◆ PROVIDED RECORDS ◆
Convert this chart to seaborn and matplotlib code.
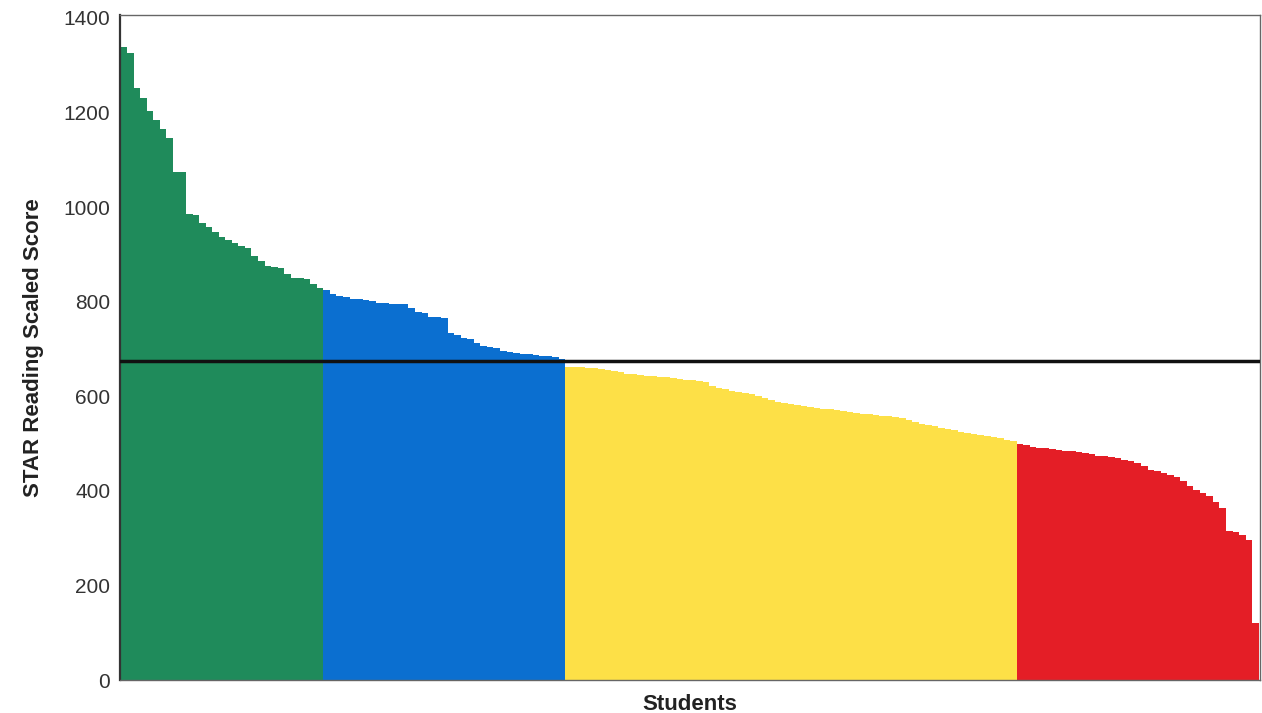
import numpy as np
import pandas as pd
import seaborn as sns
import matplotlib.pyplot as plt

# Scores, sorted high to low, split by band
green_scores = [1339, 1325, 1251, 1230, 1202, 1184, 1166, 1145, 1075, 1075,
                985, 983, 967, 957, 948, 937, 930, 923, 917, 913,
                896, 886, 876, 874, 872, 858, 851, 850, 847, 837, 828]
blue_scores = [824, 817, 812, 809, 805, 805, 804, 802, 798, 797,
               796, 796, 795, 786, 779, 775, 768, 767, 766, 734,
               729, 724, 720, 713, 707, 705, 701, 696, 694, 692,
               690, 689, 687, 685, 684, 682, 678]
yellow_scores = [662, 662, 661, 660, 659, 657, 655, 653, 651, 648,
                 646, 645, 643, 642, 641, 640, 638, 636, 635, 634,
                 633, 631, 622, 618, 615, 612, 609, 607, 604, 600,
                 596, 592, 588, 586, 584, 582, 580, 578, 576, 574,
                 572, 570, 568, 566, 565, 563, 562, 561, 559, 558,
                 557, 553, 549, 545, 542, 539, 536, 533, 531, 528,
                 525, 522, 520, 517, 515, 513, 511, 508, 505]
red_scores = [499, 497, 493, 491, 490, 489, 487, 485, 484, 482,
              479, 477, 474, 473, 471, 469, 466, 463, 458, 452,
              445, 442, 438, 433, 430, 420, 410, 402, 395, 388,
              377, 363, 314, 312, 307, 296, 120]
benchmark = 675

bands = ['green', 'blue', 'yellow', 'red']
band_colors = {'green': '#1f8b5b', 'blue': '#0b6fd0',
               'yellow': '#fde047', 'red': '#e41e26'}

scores = green_scores + blue_scores + yellow_scores + red_scores
band = (['green'] * len(green_scores) + ['blue'] * len(blue_scores)
        + ['yellow'] * len(yellow_scores) + ['red'] * len(red_scores))
df = pd.DataFrame({'student': np.arange(len(scores)), 'score': scores, 'band': band})

sns.set_style('white')
plt.rcParams['font.family'] = ['Liberation Sans', 'DejaVu Sans']

fig = plt.figure(figsize=(12.62, 7.13), dpi=100)
ax = fig.add_axes([120 / 1262, 1 - 680 / 713, 1140 / 1262, 665 / 713])

sns.barplot(data=df, x='student', y='score', hue='band', hue_order=bands,
            palette=band_colors, dodge=False, width=1.0, linewidth=0,
            saturation=1, legend=False, ax=ax)
ax.axhline(benchmark, color='#111111', lw=2.5, zorder=5)

n = len(scores)
ax.set_xlim(-0.6, n - 0.3)
ax.set_ylim(0, 1406)
ax.set_yticks(range(0, 1401, 200))
ax.set_xticks([])
ax.tick_params(axis='y', labelsize=15, labelcolor='#333333', length=0, pad=7)
ax.set_ylabel('STAR Reading Scaled Score', fontsize=16, fontweight='bold',
              color='#222222', labelpad=14)
ax.set_xlabel('Students', fontsize=16, fontweight='bold', color='#222222',
              labelpad=10)
for side, sp in ax.spines.items():
    sp.set_visible(True)
    sp.set_color('#666666')
    sp.set_linewidth(1.0)
ax.spines['left'].set_color('#333333')
ax.spines['left'].set_linewidth(1.6)

plt.savefig('out.png', dpi=100)
plt.close()
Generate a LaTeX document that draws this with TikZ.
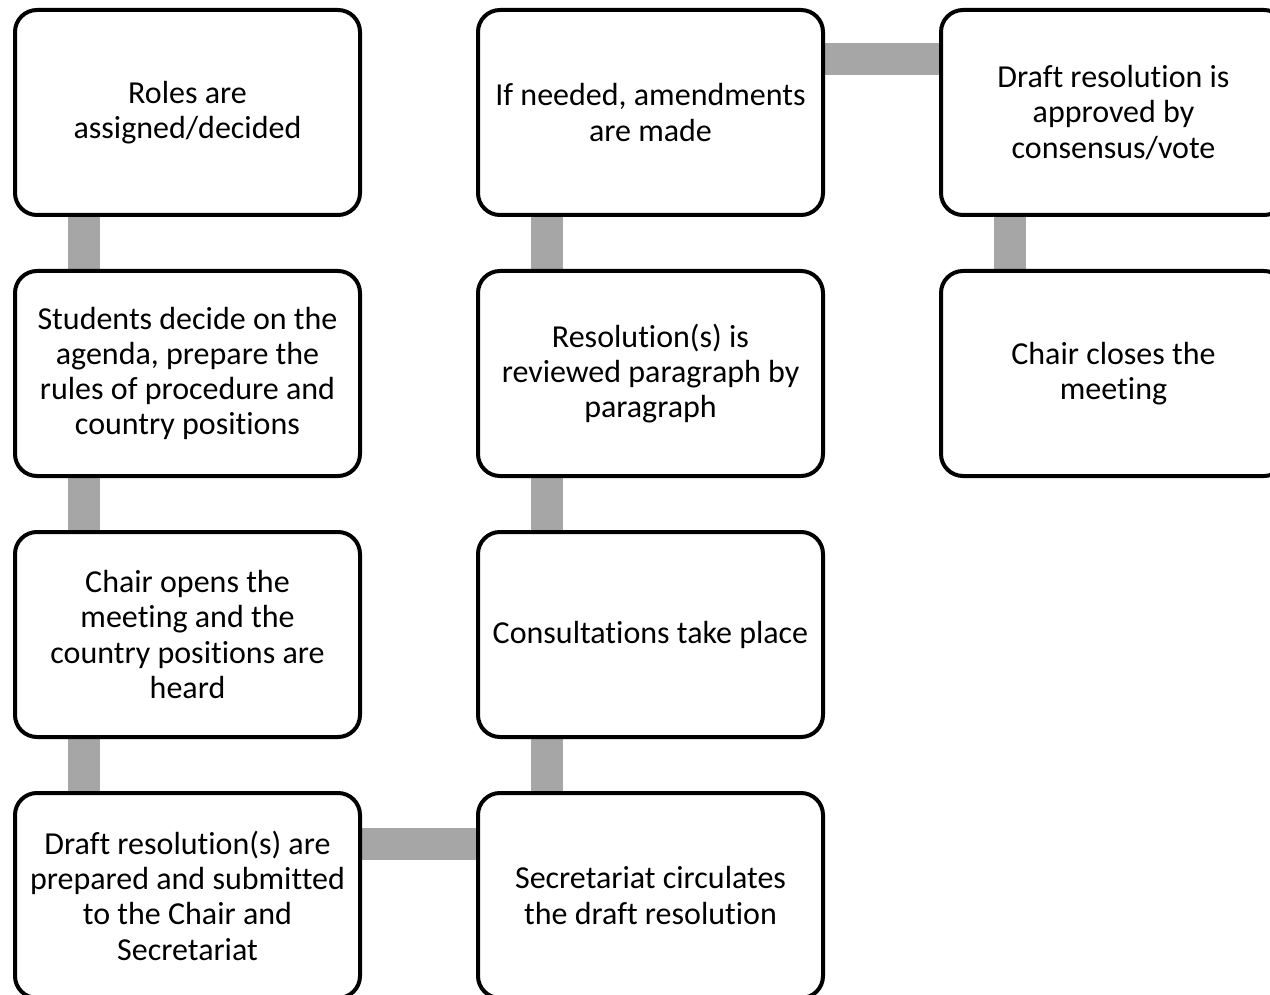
\documentclass[tikz,border=0pt]{standalone}
\usepackage{fontspec}
\setmainfont{Carlito}[Ligatures={NoCommon}]
\usetikzlibrary{backgrounds}
\definecolor{conngray}{HTML}{A6A6A6}
\tikzset{
  stepbox/.style={draw=black, line width=4pt, fill=white, rounded corners=22pt,
    minimum width=345pt, minimum height=205pt, inner sep=0pt, align=center,
    font=\fontsize{32}{35.3}\selectfont},
  conn/.style={draw=conngray, line width=32pt}
}
\begin{document}
\begin{tikzpicture}[x=1pt,y=1pt]
\useasboundingbox (0,0) rectangle (1270,-995);
% column 1
\node[stepbox] (a1) at (187.5,-112.5) {Roles are\\assigned/decided};
\node[stepbox] (a2) at (187.5,-373.5) {Students decide on the\\agenda, prepare the\\rules of procedure and\\country positions};
\node[stepbox] (a3) at (187.5,-634.5) {Chair opens the\\meeting and the\\country positions are\\heard};
\node[stepbox] (a4) at (187.5,-895.5) {Draft resolution(s) are\\prepared and submitted\\to the Chair and\\Secretariat};
% column 2
\node[stepbox] (b4) at (650.5,-895.5) {Secretariat circulates\\the draft resolution};
\node[stepbox] (b3) at (650.5,-634.5) {Consultations take place};
\node[stepbox] (b2) at (650.5,-373.5) {Resolution(s) is\\reviewed paragraph by\\paragraph};
\node[stepbox] (b1) at (650.5,-112.5) {If needed, amendments\\are made};
% column 3
\node[stepbox] (c1) at (1113.5,-112.5) {Draft resolution is\\approved by\\consensus/vote};
\node[stepbox] (c2) at (1113.5,-373.5) {Chair closes the\\meeting};
\begin{pgfonlayer}{background}
\draw[conn] ([xshift=-103.5pt]a1.south) -- ([xshift=-103.5pt]a2.north);
\draw[conn] ([xshift=-103.5pt]a2.south) -- ([xshift=-103.5pt]a3.north);
\draw[conn] ([xshift=-103.5pt]a3.south) -- ([xshift=-103.5pt]a4.north);
\draw[conn] ([yshift=51.5pt]a4.east) -- ([yshift=51.5pt]b4.west);
\draw[conn] ([xshift=-103.5pt]b4.north) -- ([xshift=-103.5pt]b3.south);
\draw[conn] ([xshift=-103.5pt]b3.north) -- ([xshift=-103.5pt]b2.south);
\draw[conn] ([xshift=-103.5pt]b2.north) -- ([xshift=-103.5pt]b1.south);
\draw[conn] ([yshift=53.5pt]b1.east) -- ([yshift=53.5pt]c1.west);
\draw[conn] ([xshift=-103.5pt]c1.south) -- ([xshift=-103.5pt]c2.north);
\end{pgfonlayer}
\end{tikzpicture}
\end{document}
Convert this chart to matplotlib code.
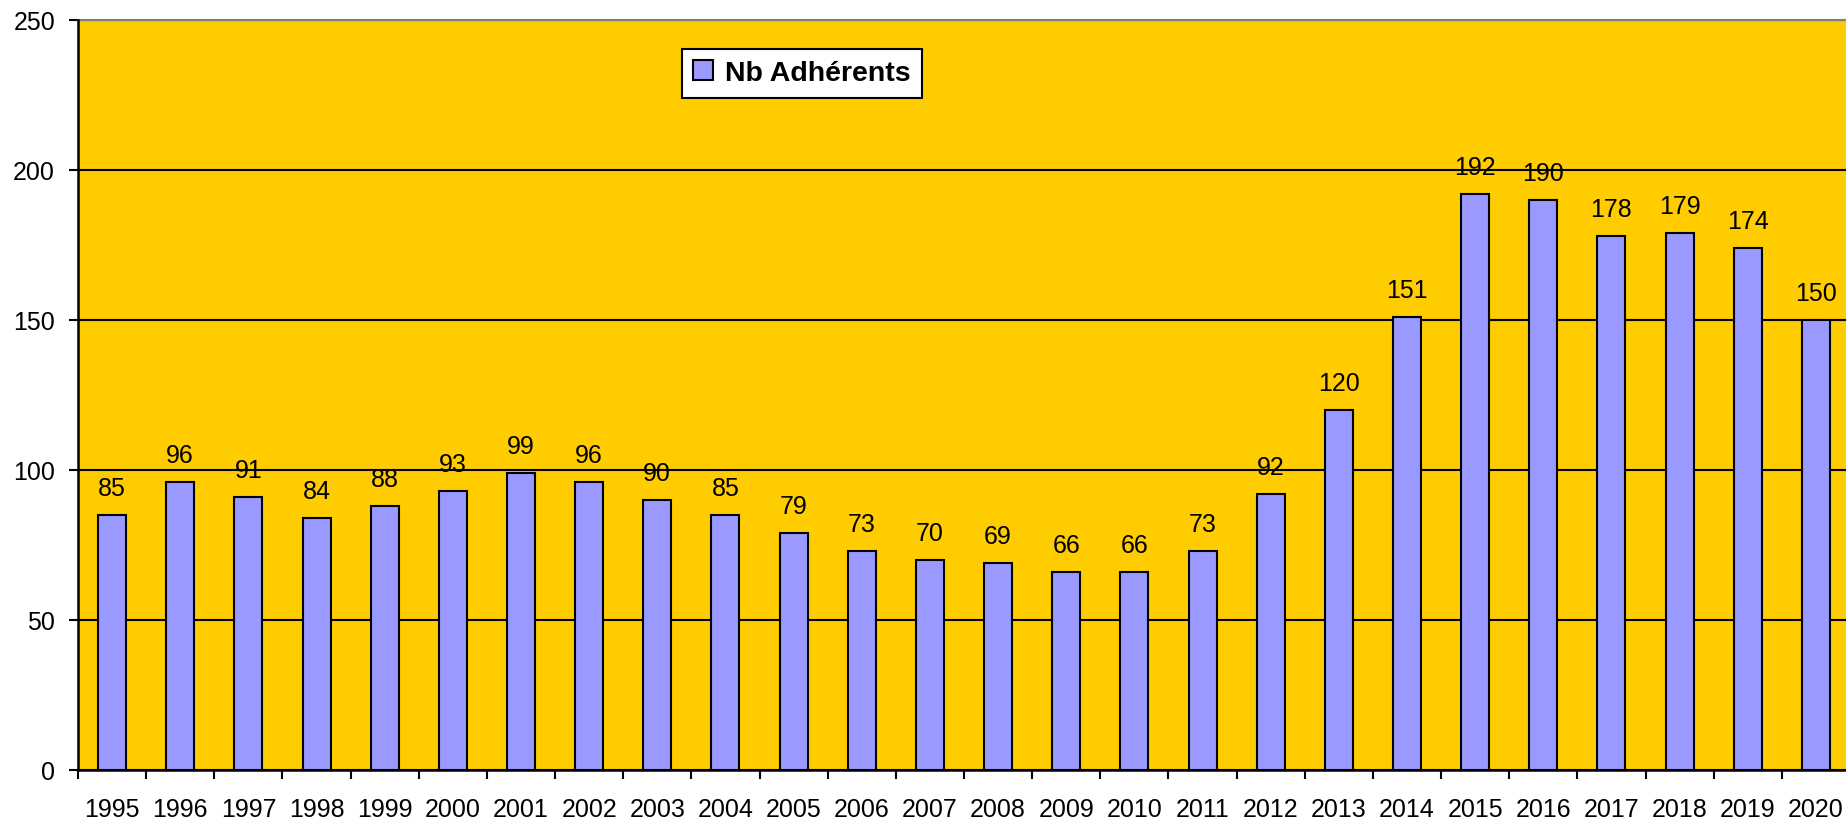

◆ TASK ◆
Copy the records word for word, leaving no picture in the copy.

◆ TASK OUTPUT ◆
Convert this chart to seaborn and matplotlib code.
import numpy as np
import pandas as pd
import seaborn as sns
import matplotlib.pyplot as plt

# Scores, sorted high to low, split by band
green_scores = [1339, 1325, 1251, 1230, 1202, 1184, 1166, 1145, 1075, 1075,
                985, 983, 967, 957, 948, 937, 930, 923, 917, 913,
                896, 886, 876, 874, 872, 858, 851, 850, 847, 837, 828]
blue_scores = [824, 817, 812, 809, 805, 805, 804, 802, 798, 797,
               796, 796, 795, 786, 779, 775, 768, 767, 766, 734,
               729, 724, 720, 713, 707, 705, 701, 696, 694, 692,
               690, 689, 687, 685, 684, 682, 678]
yellow_scores = [662, 662, 661, 660, 659, 657, 655, 653, 651, 648,
                 646, 645, 643, 642, 641, 640, 638, 636, 635, 634,
                 633, 631, 622, 618, 615, 612, 609, 607, 604, 600,
                 596, 592, 588, 586, 584, 582, 580, 578, 576, 574,
                 572, 570, 568, 566, 565, 563, 562, 561, 559, 558,
                 557, 553, 549, 545, 542, 539, 536, 533, 531, 528,
                 525, 522, 520, 517, 515, 513, 511, 508, 505]
red_scores = [499, 497, 493, 491, 490, 489, 487, 485, 484, 482,
              479, 477, 474, 473, 471, 469, 466, 463, 458, 452,
              445, 442, 438, 433, 430, 420, 410, 402, 395, 388,
              377, 363, 314, 312, 307, 296, 120]
benchmark = 675

bands = ['green', 'blue', 'yellow', 'red']
band_colors = {'green': '#1f8b5b', 'blue': '#0b6fd0',
               'yellow': '#fde047', 'red': '#e41e26'}

scores = green_scores + blue_scores + yellow_scores + red_scores
band = (['green'] * len(green_scores) + ['blue'] * len(blue_scores)
        + ['yellow'] * len(yellow_scores) + ['red'] * len(red_scores))
df = pd.DataFrame({'student': np.arange(len(scores)), 'score': scores, 'band': band})

sns.set_style('white')
plt.rcParams['font.family'] = ['Liberation Sans', 'DejaVu Sans']

fig = plt.figure(figsize=(12.62, 7.13), dpi=100)
ax = fig.add_axes([120 / 1262, 1 - 680 / 713, 1140 / 1262, 665 / 713])

sns.barplot(data=df, x='student', y='score', hue='band', hue_order=bands,
            palette=band_colors, dodge=False, width=1.0, linewidth=0,
            saturation=1, legend=False, ax=ax)
ax.axhline(benchmark, color='#111111', lw=2.5, zorder=5)

n = len(scores)
ax.set_xlim(-0.6, n - 0.3)
ax.set_ylim(0, 1406)
ax.set_yticks(range(0, 1401, 200))
ax.set_xticks([])
ax.tick_params(axis='y', labelsize=15, labelcolor='#333333', length=0, pad=7)
ax.set_ylabel('STAR Reading Scaled Score', fontsize=16, fontweight='bold',
              color='#222222', labelpad=14)
ax.set_xlabel('Students', fontsize=16, fontweight='bold', color='#222222',
              labelpad=10)
for side, sp in ax.spines.items():
    sp.set_visible(True)
    sp.set_color('#666666')
    sp.set_linewidth(1.0)
ax.spines['left'].set_color('#333333')
ax.spines['left'].set_linewidth(1.6)

plt.savefig('out.png', dpi=100)
plt.close()
Generate a LaTeX document that draws this with TikZ.
\documentclass[tikz,border=0pt]{standalone}
\usepackage{fontspec}
\setmainfont{Carlito}[Ligatures={NoCommon}]
\usetikzlibrary{backgrounds}
\definecolor{conngray}{HTML}{A6A6A6}
\tikzset{
  stepbox/.style={draw=black, line width=4pt, fill=white, rounded corners=22pt,
    minimum width=345pt, minimum height=205pt, inner sep=0pt, align=center,
    font=\fontsize{32}{35.3}\selectfont},
  conn/.style={draw=conngray, line width=32pt}
}
\begin{document}
\begin{tikzpicture}[x=1pt,y=1pt]
\useasboundingbox (0,0) rectangle (1270,-995);
% column 1
\node[stepbox] (a1) at (187.5,-112.5) {Roles are\\assigned/decided};
\node[stepbox] (a2) at (187.5,-373.5) {Students decide on the\\agenda, prepare the\\rules of procedure and\\country positions};
\node[stepbox] (a3) at (187.5,-634.5) {Chair opens the\\meeting and the\\country positions are\\heard};
\node[stepbox] (a4) at (187.5,-895.5) {Draft resolution(s) are\\prepared and submitted\\to the Chair and\\Secretariat};
% column 2
\node[stepbox] (b4) at (650.5,-895.5) {Secretariat circulates\\the draft resolution};
\node[stepbox] (b3) at (650.5,-634.5) {Consultations take place};
\node[stepbox] (b2) at (650.5,-373.5) {Resolution(s) is\\reviewed paragraph by\\paragraph};
\node[stepbox] (b1) at (650.5,-112.5) {If needed, amendments\\are made};
% column 3
\node[stepbox] (c1) at (1113.5,-112.5) {Draft resolution is\\approved by\\consensus/vote};
\node[stepbox] (c2) at (1113.5,-373.5) {Chair closes the\\meeting};
\begin{pgfonlayer}{background}
\draw[conn] ([xshift=-103.5pt]a1.south) -- ([xshift=-103.5pt]a2.north);
\draw[conn] ([xshift=-103.5pt]a2.south) -- ([xshift=-103.5pt]a3.north);
\draw[conn] ([xshift=-103.5pt]a3.south) -- ([xshift=-103.5pt]a4.north);
\draw[conn] ([yshift=51.5pt]a4.east) -- ([yshift=51.5pt]b4.west);
\draw[conn] ([xshift=-103.5pt]b4.north) -- ([xshift=-103.5pt]b3.south);
\draw[conn] ([xshift=-103.5pt]b3.north) -- ([xshift=-103.5pt]b2.south);
\draw[conn] ([xshift=-103.5pt]b2.north) -- ([xshift=-103.5pt]b1.south);
\draw[conn] ([yshift=53.5pt]b1.east) -- ([yshift=53.5pt]c1.west);
\draw[conn] ([xshift=-103.5pt]c1.south) -- ([xshift=-103.5pt]c2.north);
\end{pgfonlayer}
\end{tikzpicture}
\end{document}
Convert this chart to matplotlib code.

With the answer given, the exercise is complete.